== Information supplied

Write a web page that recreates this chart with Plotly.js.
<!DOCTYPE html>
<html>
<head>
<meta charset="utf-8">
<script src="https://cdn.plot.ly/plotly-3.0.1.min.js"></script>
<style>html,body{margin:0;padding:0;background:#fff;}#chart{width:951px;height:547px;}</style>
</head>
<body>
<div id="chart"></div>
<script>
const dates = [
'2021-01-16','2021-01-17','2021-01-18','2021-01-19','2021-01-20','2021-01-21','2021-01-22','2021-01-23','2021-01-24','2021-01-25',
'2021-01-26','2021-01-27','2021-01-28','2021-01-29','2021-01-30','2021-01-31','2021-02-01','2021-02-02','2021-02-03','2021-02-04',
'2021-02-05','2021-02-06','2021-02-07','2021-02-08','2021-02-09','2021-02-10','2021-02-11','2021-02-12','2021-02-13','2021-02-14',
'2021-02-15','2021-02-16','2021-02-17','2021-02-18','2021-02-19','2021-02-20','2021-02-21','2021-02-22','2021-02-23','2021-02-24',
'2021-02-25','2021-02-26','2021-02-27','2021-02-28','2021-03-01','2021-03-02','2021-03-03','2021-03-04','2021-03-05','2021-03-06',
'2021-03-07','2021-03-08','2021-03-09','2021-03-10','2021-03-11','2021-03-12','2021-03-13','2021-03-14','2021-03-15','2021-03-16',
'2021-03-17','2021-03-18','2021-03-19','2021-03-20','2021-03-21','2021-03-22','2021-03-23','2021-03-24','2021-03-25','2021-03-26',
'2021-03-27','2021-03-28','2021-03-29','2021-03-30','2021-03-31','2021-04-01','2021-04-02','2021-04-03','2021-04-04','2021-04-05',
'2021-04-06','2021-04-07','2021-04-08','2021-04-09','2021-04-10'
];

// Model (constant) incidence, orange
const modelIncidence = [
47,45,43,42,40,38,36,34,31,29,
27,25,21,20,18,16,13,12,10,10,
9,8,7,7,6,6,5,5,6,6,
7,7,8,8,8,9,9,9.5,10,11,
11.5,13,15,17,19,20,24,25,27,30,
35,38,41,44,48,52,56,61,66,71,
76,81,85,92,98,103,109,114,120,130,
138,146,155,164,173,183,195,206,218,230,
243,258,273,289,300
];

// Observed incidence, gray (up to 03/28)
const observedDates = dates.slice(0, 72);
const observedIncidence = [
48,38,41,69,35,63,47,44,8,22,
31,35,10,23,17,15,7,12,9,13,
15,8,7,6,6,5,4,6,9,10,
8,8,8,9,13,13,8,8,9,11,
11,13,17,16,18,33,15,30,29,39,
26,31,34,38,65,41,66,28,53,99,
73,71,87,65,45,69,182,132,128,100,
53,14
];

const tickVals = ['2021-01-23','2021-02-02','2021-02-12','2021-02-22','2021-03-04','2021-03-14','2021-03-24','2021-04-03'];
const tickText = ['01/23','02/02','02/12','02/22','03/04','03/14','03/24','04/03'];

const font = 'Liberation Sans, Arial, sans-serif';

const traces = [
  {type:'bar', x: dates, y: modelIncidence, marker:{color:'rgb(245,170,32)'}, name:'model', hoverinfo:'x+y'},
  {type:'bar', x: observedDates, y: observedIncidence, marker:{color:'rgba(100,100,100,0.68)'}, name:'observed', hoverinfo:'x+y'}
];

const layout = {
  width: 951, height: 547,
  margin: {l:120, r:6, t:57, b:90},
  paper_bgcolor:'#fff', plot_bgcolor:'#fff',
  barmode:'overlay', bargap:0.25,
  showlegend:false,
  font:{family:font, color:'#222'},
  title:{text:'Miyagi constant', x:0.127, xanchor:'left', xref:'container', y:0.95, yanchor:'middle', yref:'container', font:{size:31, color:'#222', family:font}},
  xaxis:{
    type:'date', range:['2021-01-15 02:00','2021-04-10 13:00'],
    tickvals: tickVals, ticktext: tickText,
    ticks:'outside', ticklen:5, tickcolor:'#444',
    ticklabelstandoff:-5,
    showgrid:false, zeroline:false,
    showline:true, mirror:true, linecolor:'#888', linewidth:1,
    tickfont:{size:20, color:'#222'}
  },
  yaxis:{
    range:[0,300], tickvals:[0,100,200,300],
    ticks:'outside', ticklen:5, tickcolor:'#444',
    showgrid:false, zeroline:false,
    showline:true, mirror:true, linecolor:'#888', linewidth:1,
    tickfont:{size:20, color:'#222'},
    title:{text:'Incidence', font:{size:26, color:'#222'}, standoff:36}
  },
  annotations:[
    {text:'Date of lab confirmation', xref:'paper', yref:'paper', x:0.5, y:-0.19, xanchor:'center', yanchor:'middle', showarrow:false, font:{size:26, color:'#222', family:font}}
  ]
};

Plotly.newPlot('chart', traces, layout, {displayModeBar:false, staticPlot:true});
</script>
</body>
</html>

====

Exercise task
Write each line above out exactly.

Written answer
Write a web page that recreates this chart with Plotly.js.
<!DOCTYPE html>
<html>
<head>
<meta charset="utf-8">
<script src="https://cdn.plot.ly/plotly-3.0.1.min.js"></script>
<style>html,body{margin:0;padding:0;background:#fff;}#chart{width:951px;height:547px;}</style>
</head>
<body>
<div id="chart"></div>
<script>
const dates = [
'2021-01-16','2021-01-17','2021-01-18','2021-01-19','2021-01-20','2021-01-21','2021-01-22','2021-01-23','2021-01-24','2021-01-25',
'2021-01-26','2021-01-27','2021-01-28','2021-01-29','2021-01-30','2021-01-31','2021-02-01','2021-02-02','2021-02-03','2021-02-04',
'2021-02-05','2021-02-06','2021-02-07','2021-02-08','2021-02-09','2021-02-10','2021-02-11','2021-02-12','2021-02-13','2021-02-14',
'2021-02-15','2021-02-16','2021-02-17','2021-02-18','2021-02-19','2021-02-20','2021-02-21','2021-02-22','2021-02-23','2021-02-24',
'2021-02-25','2021-02-26','2021-02-27','2021-02-28','2021-03-01','2021-03-02','2021-03-03','2021-03-04','2021-03-05','2021-03-06',
'2021-03-07','2021-03-08','2021-03-09','2021-03-10','2021-03-11','2021-03-12','2021-03-13','2021-03-14','2021-03-15','2021-03-16',
'2021-03-17','2021-03-18','2021-03-19','2021-03-20','2021-03-21','2021-03-22','2021-03-23','2021-03-24','2021-03-25','2021-03-26',
'2021-03-27','2021-03-28','2021-03-29','2021-03-30','2021-03-31','2021-04-01','2021-04-02','2021-04-03','2021-04-04','2021-04-05',
'2021-04-06','2021-04-07','2021-04-08','2021-04-09','2021-04-10'
];

// Model (constant) incidence, orange
const modelIncidence = [
47,45,43,42,40,38,36,34,31,29,
27,25,21,20,18,16,13,12,10,10,
9,8,7,7,6,6,5,5,6,6,
7,7,8,8,8,9,9,9.5,10,11,
11.5,13,15,17,19,20,24,25,27,30,
35,38,41,44,48,52,56,61,66,71,
76,81,85,92,98,103,109,114,120,130,
138,146,155,164,173,183,195,206,218,230,
243,258,273,289,300
];

// Observed incidence, gray (up to 03/28)
const observedDates = dates.slice(0, 72);
const observedIncidence = [
48,38,41,69,35,63,47,44,8,22,
31,35,10,23,17,15,7,12,9,13,
15,8,7,6,6,5,4,6,9,10,
8,8,8,9,13,13,8,8,9,11,
11,13,17,16,18,33,15,30,29,39,
26,31,34,38,65,41,66,28,53,99,
73,71,87,65,45,69,182,132,128,100,
53,14
];

const tickVals = ['2021-01-23','2021-02-02','2021-02-12','2021-02-22','2021-03-04','2021-03-14','2021-03-24','2021-04-03'];
const tickText = ['01/23','02/02','02/12','02/22','03/04','03/14','03/24','04/03'];

const font = 'Liberation Sans, Arial, sans-serif';

const traces = [
  {type:'bar', x: dates, y: modelIncidence, marker:{color:'rgb(245,170,32)'}, name:'model', hoverinfo:'x+y'},
  {type:'bar', x: observedDates, y: observedIncidence, marker:{color:'rgba(100,100,100,0.68)'}, name:'observed', hoverinfo:'x+y'}
];

const layout = {
  width: 951, height: 547,
  margin: {l:120, r:6, t:57, b:90},
  paper_bgcolor:'#fff', plot_bgcolor:'#fff',
  barmode:'overlay', bargap:0.25,
  showlegend:false,
  font:{family:font, color:'#222'},
  title:{text:'Miyagi constant', x:0.127, xanchor:'left', xref:'container', y:0.95, yanchor:'middle', yref:'container', font:{size:31, color:'#222', family:font}},
  xaxis:{
    type:'date', range:['2021-01-15 02:00','2021-04-10 13:00'],
    tickvals: tickVals, ticktext: tickText,
    ticks:'outside', ticklen:5, tickcolor:'#444',
    ticklabelstandoff:-5,
    showgrid:false, zeroline:false,
    showline:true, mirror:true, linecolor:'#888', linewidth:1,
    tickfont:{size:20, color:'#222'}
  },
  yaxis:{
    range:[0,300], tickvals:[0,100,200,300],
    ticks:'outside', ticklen:5, tickcolor:'#444',
    showgrid:false, zeroline:false,
    showline:true, mirror:true, linecolor:'#888', linewidth:1,
    tickfont:{size:20, color:'#222'},
    title:{text:'Incidence', font:{size:26, color:'#222'}, standoff:36}
  },
  annotations:[
    {text:'Date of lab confirmation', xref:'paper', yref:'paper', x:0.5, y:-0.19, xanchor:'center', yanchor:'middle', showarrow:false, font:{size:26, color:'#222', family:font}}
  ]
};

Plotly.newPlot('chart', traces, layout, {displayModeBar:false, staticPlot:true});
</script>
</body>
</html>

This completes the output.